The hardware configuration of ADC, DMA, and software FFT algorithm implementation comes from the open-source demo code implemented by Hunter. The specific FFT algorithm is the Cooley-Tukey FFT algorithm. Fast Logarithmic Calculation Algorithm from Open Source Algorithms website, Bit Twiddling Hacks By Sean Eron Anderson.

3 Hardware Design

The Pi Pico is a dual-core ARM Cortex M0+ processor designed with a PR2040 chip. It runs at 25 Mhz clock frequency. The following peripherals of the port are used in the project.

3.1 VGA Display

We use a 3-bit color 640 * 480 VGA display. Since the VGA driver is already written, in order to display a grayscale spectrogram, we can just change the values given by the microcontroller to the GRB channels.
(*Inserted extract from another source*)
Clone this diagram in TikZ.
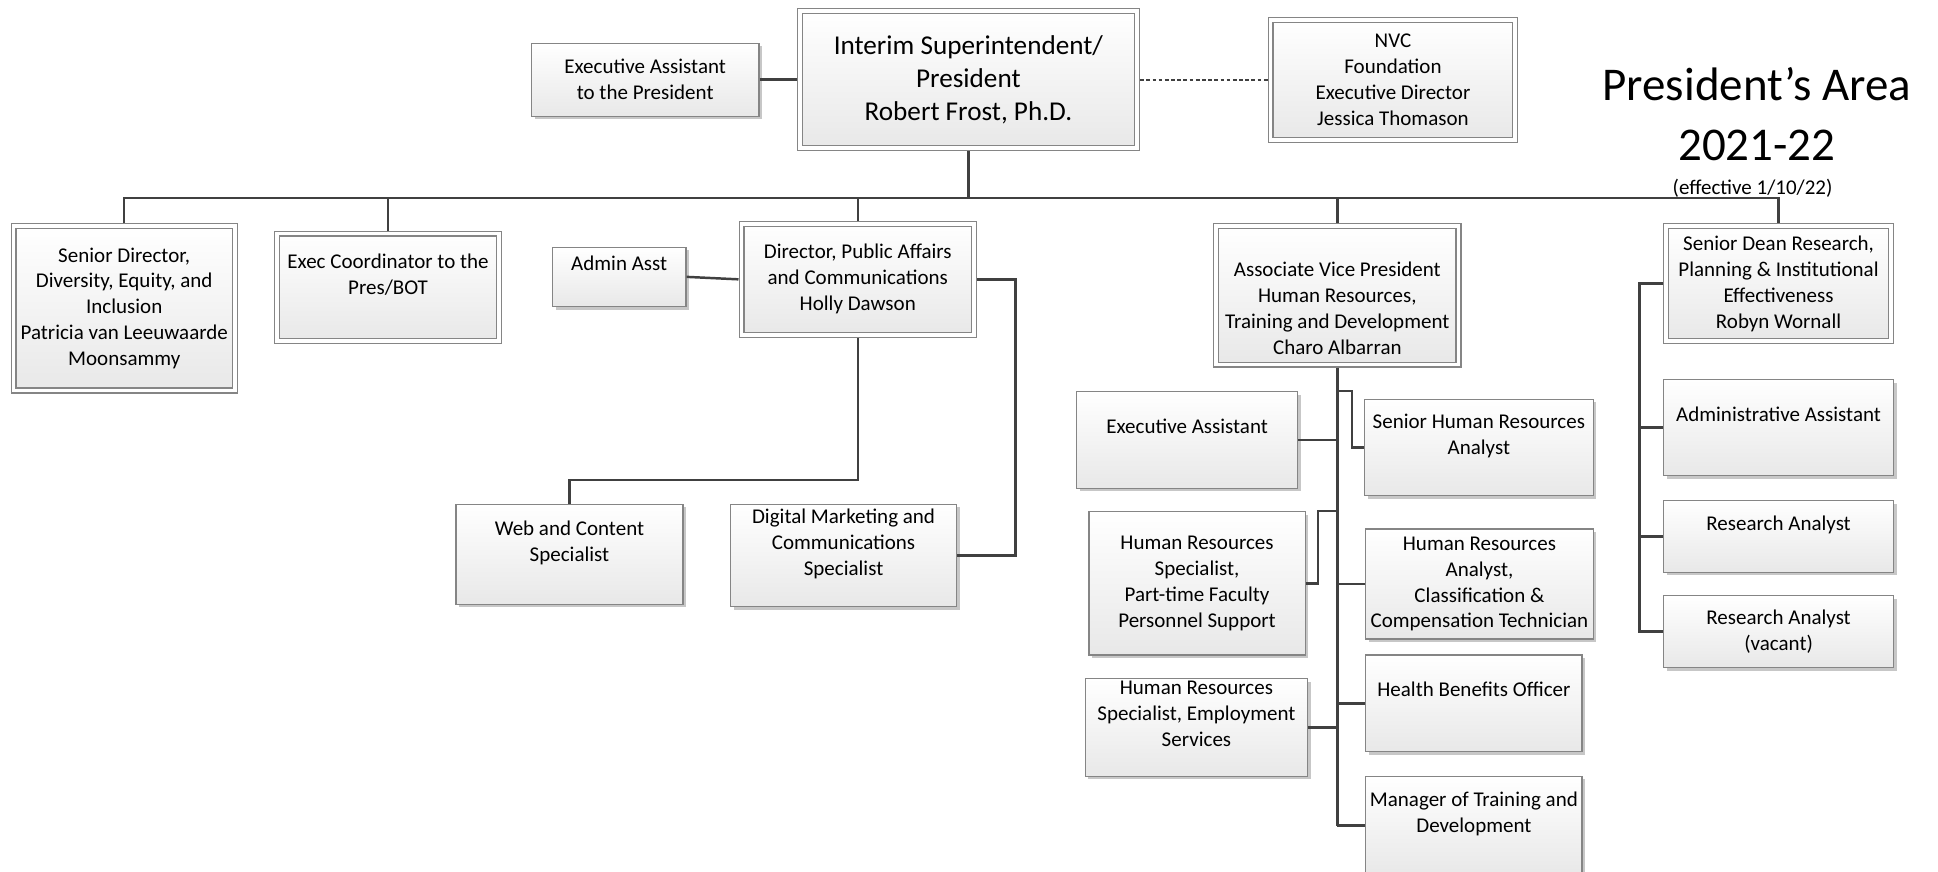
\documentclass[tikz,border=0pt]{standalone}
\usepackage{fontspec}
\setmainfont{Carlito}
\usetikzlibrary{shadows,positioning}
\definecolor{linkgray}{HTML}{404040}
\definecolor{rimgray}{HTML}{858585}
\definecolor{shadegray}{HTML}{E8E8E8}
% invisible struts that push a label up or down inside its box
\newcommand{\padbelow}{\rule[-22pt]{0pt}{22pt}}
\newcommand{\padabove}{\rule{0pt}{33pt}}

\begin{document}
\begin{tikzpicture} [
    x = 1pt, y = -1pt,
    every node/.style = { align = center, font = \fontsize{17}{21}\selectfont, inner xsep = 2pt, inner ysep = 0pt },
    boxsize/.style 2 args = { minimum width = #1, minimum height = #2 },
    box/.style = { draw = rimgray, line width = 1pt, top color = white, bottom color = shadegray,
                   drop shadow={shadow xshift=2.5pt,shadow yshift=-2.5pt,fill=black,opacity=0.22} },
    dbox/.style = { box, double = white, double distance = 3pt, outer sep = 2.5pt },
    link/.style = { draw = linkgray, line width = 2pt, line join = miter },
    dotlink/.style = { draw = linkgray, line width = 1.6pt, dash pattern = on 3pt off 2pt }
    ]

    \useasboundingbox (0,0) rectangle (1568,705);

    % top row
    \node [dbox, boxsize={273}{111}, font=\fontsize{22}{26.5}\selectfont] (pres) at (783.5,64.5) {Interim Superintendent/\\President\\Robert Frost, Ph.D.};
    \node [box, boxsize={184}{59}] (eap) at (522,64.5) {Executive Assistant\\to the President};
    \node [dbox, boxsize={198}{97}] (nvc) at (1127,64.5) {NVC\\Foundation\\Executive Director\\Jessica Thomason};

    \node [anchor=base, font=\fontsize{38}{46}\selectfont] (title) at (1421.5,81) {President’s Area};
    \node [anchor=base, font=\fontsize{38}{46}\selectfont] (year) at (1421.5,129.5) {2021-22};
    \node (eff) at (1418,152) {(effective 1/10/22)};

    % second row
    \node [dbox, boxsize={179}{133}] (dei) at (100.5,249.5) {Senior Director,\\Diversity, Equity, and\\Inclusion\\Patricia van Leeuwaarde\\Moonsammy};
    \node [dbox, boxsize={180}{87}] (ecb) at (314,232.5) {Exec Coordinator to the\\Pres/BOT\padbelow};
    \node [dbox, boxsize={188}{90}] (dir) at (694,226) {Director, Public Affairs\\and Communications\\Holly Dawson};
    \node [dbox, boxsize={196}{112}] (avp) at (1082,239) {\padabove Associate Vice President\\Human Resources,\\Training and Development\\Charo Albarran};
    \node [dbox, boxsize={182}{93}] (sd) at (1439,229.5) {Senior Dean Research,\\Planning \& Institutional\\Effectiveness\\Robyn Wornall};

    % public affairs
    \node [box, boxsize={108}{48}] (aa) at (501,224) {Admin Asst\padbelow};
    \node [box, boxsize={183.5}{81}] (web) at (460.75,448.5) {Web and Content\\Specialist\padbelow};
    \node [box, boxsize={183}{83}] (dmc) at (682.5,449.5) {Digital Marketing and\\Communications\\Specialist\padbelow};

    % human resources
    \node [box, boxsize={179}{78}] (hrea) at (960.5,356) {Executive Assistant\padbelow};
    \node [box, boxsize={185}{78}] (shra) at (1196.5,362) {Senior Human Resources\\Analyst\padbelow};
    \node [box, boxsize={175}{116}] (hrpt) at (968.5,472) {Human Resources\\Specialist,\\Part-time Faculty\\Personnel Support};
    \node [box, boxsize={184}{89}] (hrac) at (1197,472.5) {Human Resources\\Analyst,\\Classification \&\\Compensation Technician};
    \node [box, boxsize={180}{79}] (hrem) at (968,588.5) {Human Resources\\Specialist, Employment\\Services\padbelow};
    \node [box, boxsize={175}{78}] (hbo) at (1192.5,569) {Health Benefits Officer\padbelow};
    \node [box, boxsize={175}{80}] (mtd) at (1192.5,668) {Manager of Training and\\Development\padbelow};

    % research
    \node [box, boxsize={186}{78}] (adm) at (1439,346) {Administrative Assistant\padbelow};
    \node [box, boxsize={186}{58}] (ra1) at (1439,434) {Research Analyst\padbelow};
    \node [box, boxsize={186}{58}] (ra2) at (1439,511) {Research Analyst\\(vacant)};

    % connectors
    \coordinate (bus) at (0,160);
    \draw [link] (eap.east) -- (pres.west);
    \draw [dotlink] (pres.east) -- (nvc.west);
    \draw [link] (pres.south) -- (pres.south |- bus);
    \draw [link] (dei.north) -- (dei.north |- bus) -- (sd.north |- bus) -- (sd.north);
    \foreach \n in {ecb, dir, avp}
        \draw [link] (\n.north) -- (\n.north |- bus);

    \draw [link] (aa.east) -- (dir.west);
    \draw [link] (dir.south) -- ++(0,115) -| (web.north);
    \draw [link] (dir.east) -- ++(31,0) |- (dmc.east);

    \draw [link] (avp.south) -- (avp.south |- mtd.west);
    \draw [link] (avp.south |- hrea.north) -- ++(12,0) |- (shra.west);
    \draw [link] (avp.south |- hrpt.north) -- ++(-15.5,0) |- (hrpt.east);
    \foreach \n in {hrea, hrem}
        \draw [link] (\n.east) -- (\n.east -| avp.south);
    \foreach \n in {hrac, hbo, mtd}
        \draw [link] (\n.west) -- (\n.west -| avp.south);

    \draw [link] (sd.west) -- ++(-19,0) |- (ra2.west);
    \foreach \n in {adm, ra1}
        \draw [link] (\n.west) -- ++(-19,0);

\end{tikzpicture}
\end{document}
This setup requires the RGB to receive voltages simultaneously ranging from 0V to ⅞*0.7V in increments of ⅛*0.7V, transitioning from black to white. The circuit diagram (Figure 3) shows that three resistors are used in parallel, with a total resistance of 330 ohms. Besides GPIO 18/19/20, GPIO 16 is connected to VGA HSync. GPIO 17 is connected to VGA VSync. VGA pin-outs are shown in Figure 4.

Figure 3. Circuit diagram for a grayscale spectrogram

VGA

Figure 4. VGA Pin-Outs

3.2 High Pass Filter

The audio output voltage ranges from -2V to 2V, which needs to be biased and scaled to 0-3.3V for ADC sampling. This can be achieved using the below-shown high-pass filter for biasing. GPIO 26 is connected to audio input.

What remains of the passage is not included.